En cuanto a las reducciones de impuestos, lo más efectivo es la reducción de impuestos a las empresas. Dado que los impuestos son un costo de hacer negocios, mientras más altos sean los costos de las empresas, menos ahorro habrá disponible para invertir. Irónicamente entonces, muy contrario a lo que proponen los populistas norteamericanos, si hay que elegir entre una reducción impuestos a las personas o una reducción de impuestos a las empresas, lo más efectivo para reactivar una economía es ésta última.

La carreta delante de los bueyes

Lamentablemente, cuando los gobiernos tienen como política económica estimular el gasto de consumo y desincentivar el ahorro, la economía termina sufriendo las consecuencias. El monstruo del keynesianismo, que tanto daño ha hecho desde el Siglo XX, continúa haciendo daño. Durante la Gran Depresión iniciada en 1929, los gobiernos sucesivos de Herbert Hoover y de Franklin D. Roosevelt incurrieron en políticas como las que ahora se promueven, de estimular el consumo, establecer más barreras regulatorias para todos los negocios, e incluso aumentaron los impuestos para incrementar el gasto público.
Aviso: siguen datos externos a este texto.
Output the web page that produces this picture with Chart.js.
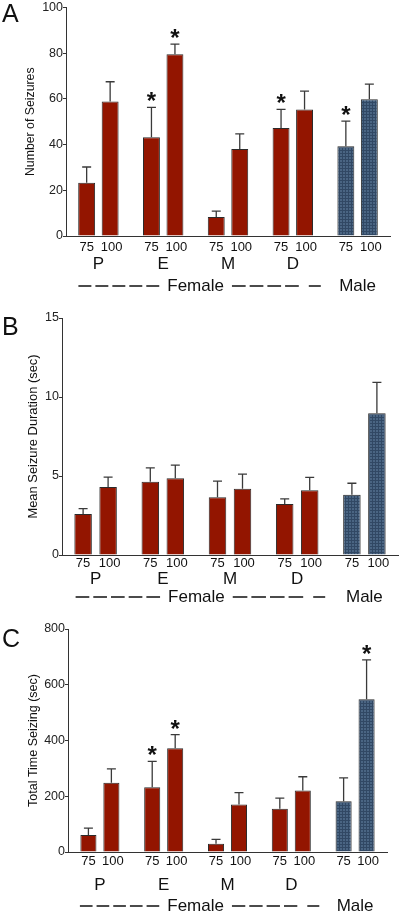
<!DOCTYPE html>
<html>
<head>
<meta charset="utf-8">
<script src="https://cdn.jsdelivr.net/npm/chart.js@4.4.1/dist/chart.umd.min.js"></script>
<style>
  body { margin: 0; background: #fff; width: 400px; height: 911px; position: relative; overflow: hidden; }
  canvas { position: absolute; left: 0; display: block; }
</style>
</head>
<body>
<canvas id="chartA" width="400" height="300" style="top:0"></canvas>
<canvas id="chartB" width="400" height="310" style="top:300px"></canvas>
<canvas id="chartC" width="400" height="301" style="top:610px"></canvas>
<script>
const groupLabels = ["P", "E", "M", "D", ""];

// A - number of seizures
const seizures75 = [23.3, 43.2, 8.3, 47.3, 39.3];
const seizures75Err = [6.9, 13.1, 2.6, 8.1, 11.0];
const seizures75Star = [false, true, false, true, true];
const seizures100 = [58.9, 79.5, 38.1, 55.4, 59.9];
const seizures100Err = [8.6, 4.5, 6.6, 8.0, 6.6];
const seizures100Star = [false, true, false, false, false];
const seizuresTicks = [0, 20, 40, 60, 80, 100];

// B - mean seizure duration
const duration75 = [2.6, 4.64, 3.65, 3.23, 3.82];
const duration75Err = [0.34, 0.88, 1.03, 0.32, 0.72];
const duration100 = [4.3, 4.85, 4.2, 4.1, 8.97];
const duration100Err = [0.63, 0.84, 0.92, 0.81, 1.95];
const durationTicks = [0, 5, 10, 15];

// C - total time seizing
const total75 = [61, 232, 30, 155, 182];
const total75Err = [25, 93, 15, 38, 84];
const total75Star = [false, true, false, false, false];
const total100 = [248, 372, 170, 221, 548];
const total100Err = [50, 49, 43, 49, 141];
const total100Star = [false, true, false, false, true];
const totalTicks = [0, 200, 400, 600, 800];

const noStars = [false, false, false, false, false];

const red = "#931500";
const font = "'Liberation Sans', Arial, sans-serif";

// hatched blue fill for the male bars
function bluePattern() {
  const c = document.createElement("canvas");
  c.width = 3;
  c.height = 3;
  const g = c.getContext("2d");
  g.fillStyle = "#4a6583";
  g.fillRect(0, 0, 3, 3);
  g.fillStyle = "#314864";
  g.fillRect(0, 0, 3, 1);
  g.fillRect(0, 0, 1, 3);
  return g.createPattern(c, "repeat");
}
const blue = bluePattern();
const barColors = [red, red, red, red, blue];

// n evenly spread dashes between x1 and x2
function dashes(ctx, x1, x2, y, n, gap) {
  const d = (x2 - x1 + gap) / n - gap;
  for (let k = 0; k < n; k++) {
    const s = x1 + k * (d + gap);
    ctx.moveTo(s, y);
    ctx.lineTo(s + d, y);
  }
}

// error bars, stars and the labels under the axis
const figureMarks = {
  id: "figureMarks",
  afterDatasetsDraw(chart) {
    const ctx = chart.ctx;
    const y = chart.scales.y;
    chart.data.datasets.forEach((ds, i) => {
      chart.getDatasetMeta(i).data.forEach((bar, j) => {
        const top = y.getPixelForValue(ds.data[j] + ds.errors[j]);
        ctx.save();
        ctx.strokeStyle = "#3a3a3a";
        ctx.lineWidth = 1.3;
        ctx.beginPath();
        ctx.moveTo(bar.x, bar.y);
        ctx.lineTo(bar.x, top);
        ctx.moveTo(bar.x - 4.5, top);
        ctx.lineTo(bar.x + 4.5, top);
        ctx.stroke();
        if (ds.stars[j]) {
          ctx.fillStyle = "#111";
          ctx.font = "bold 24px " + font;
          ctx.textAlign = "center";
          ctx.textBaseline = "alphabetic";
          ctx.fillText("*", bar.x, top + 2);
        }
        ctx.restore();
      });
    });
  },
  afterDraw(chart) {
    const o = chart.options.plugins.figureMarks;
    const ctx = chart.ctx;
    const x = chart.scales.x;
    const b = chart.chartArea.bottom;
    ctx.save();
    ctx.fillStyle = "#111";

    // panel letter
    ctx.font = "25px " + font;
    ctx.textAlign = "left";
    ctx.textBaseline = "alphabetic";
    ctx.fillText(o.letter, 2, o.letterBase);

    ctx.textAlign = "center";
    ctx.textBaseline = "middle";
    ctx.font = "13px " + font;
    chart.data.datasets.forEach((ds, i) => {
      chart.getDatasetMeta(i).data.forEach((bar) => {
        ctx.fillText(ds.label, bar.x + (ds.label === "100" ? 1.5 : 0), b + o.doseY);
      });
    });

    ctx.font = "17px " + font;
    chart.data.labels.forEach((l, i) => ctx.fillText(l, x.getPixelForValue(i), b + o.groupY));

    // Female ----- / Male line
    const fy = b + o.sexY;
    const fx = (x.getPixelForValue(1) + x.getPixelForValue(2)) / 2;
    const dx = x.getPixelForValue(3);
    ctx.fillText("Female", fx, fy);
    ctx.fillText("Male", x.getPixelForValue(4), fy);
    const w = ctx.measureText("Female").width;
    ctx.strokeStyle = "#111";
    ctx.lineWidth = 1.5;
    ctx.beginPath();
    dashes(ctx, x.getPixelForValue(0) - 20, fx - w / 2 - 8, fy, 5, 4);
    dashes(ctx, fx + w / 2 + 8, dx + 6, fy, 4, 4);
    dashes(ctx, dx + 16, dx + 28, fy, 1, 4);
    ctx.stroke();
    ctx.restore();
  },
};

function makePanel(id, p) {
  return new Chart(document.getElementById(id), {
    type: "bar",
    data: {
      labels: groupLabels,
      datasets: [
        {
          label: "75",
          data: p.low,
          errors: p.lowErr,
          stars: p.lowStar,
          backgroundColor: barColors,
          borderColor: "#2b2b2b",
          borderWidth: 1,
          categoryPercentage: p.catPct,
          barPercentage: p.barPct,
        },
        {
          label: "100",
          data: p.high,
          errors: p.highErr,
          stars: p.highStar,
          backgroundColor: barColors,
          borderColor: "#2b2b2b",
          borderWidth: 1,
          categoryPercentage: p.catPct,
          barPercentage: p.barPct,
        },
      ],
    },
    options: {
      responsive: false,
      animation: false,
      layout: { padding: p.padding },
      plugins: {
        legend: { display: false },
        tooltip: { enabled: false },
        figureMarks: p.marks,
      },
      scales: {
        x: {
          ticks: { display: false },
          grid: { display: false },
          border: { display: true, color: "#333", width: 1 },
        },
        y: {
          min: p.ticks[0],
          max: p.ticks[p.ticks.length - 1],
          afterBuildTicks: (scale) => {
            scale.ticks = p.ticks.map((v) => ({ value: v }));
          },
          afterFit: (scale) => {
            scale.width = p.axisX;
          },
          ticks: {
            padding: 0,
            color: "#222",
            font: { family: font, size: 12.5 },
          },
          grid: { drawOnChartArea: false, drawTicks: true, tickLength: 3, color: "#333" },
          border: { display: true, color: "#333", width: 1 },
          title: {
            display: true,
            text: p.title,
            color: "#111",
            font: { family: font, size: p.titleSize },
            padding: { top: p.titlePad, bottom: 0 },
          },
        },
      },
    },
    plugins: [figureMarks],
  });
}

// PANEL A
makePanel("chartA", {
  low: seizures75, lowErr: seizures75Err, lowStar: seizures75Star,
  high: seizures100, highErr: seizures100Err, highStar: seizures100Star,
  ticks: seizuresTicks,
  title: "Number of Seizures",
  titleSize: 12.3,
  titlePad: 23,
  axisX: 66,
  padding: { left: 0, right: 10, top: 7, bottom: 56 },
  catPct: 0.725,
  barPct: 0.72,
  marks: { letter: "A", letterBase: 22, doseY: 11, groupY: 28, sexY: 50 },
});

// PANEL B
makePanel("chartB", {
  low: duration75, lowErr: duration75Err, lowStar: noStars,
  high: duration100, highErr: duration100Err, highStar: noStars,
  ticks: durationTicks,
  title: "Mean Seizure Duration (sec)",
  titleSize: 12.9,
  titlePad: 26,
  axisX: 62,
  padding: { left: 0, right: 2, top: 18, bottom: 47 },
  catPct: 0.744,
  barPct: 0.7,
  marks: { letter: "B", letterBase: 35, doseY: 8, groupY: 24, sexY: 42 },
});

// PANEL C
makePanel("chartC", {
  low: total75, lowErr: total75Err, lowStar: total75Star,
  high: total100, highErr: total100Err, highStar: total100Star,
  ticks: totalTicks,
  title: "Total Time Seizing (sec)",
  titleSize: 12.5,
  titlePad: 26,
  axisX: 68,
  padding: { left: 0, right: 13, top: 19, bottom: 51 },
  catPct: 0.72,
  barPct: 0.7,
  marks: { letter: "C", letterBase: 37, doseY: 9, groupY: 33, sexY: 54 },
});
</script>
</body>
</html>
El resultado fue que lo que hubiese sido una mera recesión de corto plazo, se convirtió en una Depresión que duró hasta finales de la década de 1930 (el mito de que el “New Deal” acabó con la Gran Depresión es eso, un mito. Los altos niveles de desempleo y el estancamiento económico continuaron hasta poco antes de la II Guerra Mundial).

Lamentablemente, las propuestas políticas de algunos precandidatos presidenciales en Norteamérica suenan demasiado similares a las medidas populistas del New Deal. Ideas como: aumentar los impuestos a las empresas, especialmente las petroleras; establecer barreras al libre comercio para “proteger” las industrias nacionales, y hasta violentar la libertad de contratación, pasando leyes para evitar las ejecuciones de hipotecas a las personas morosas.

Espero que tales propuestas sean meramente demagogia de campaña, y no sean llevadas a la práctica. Sería catastrófico.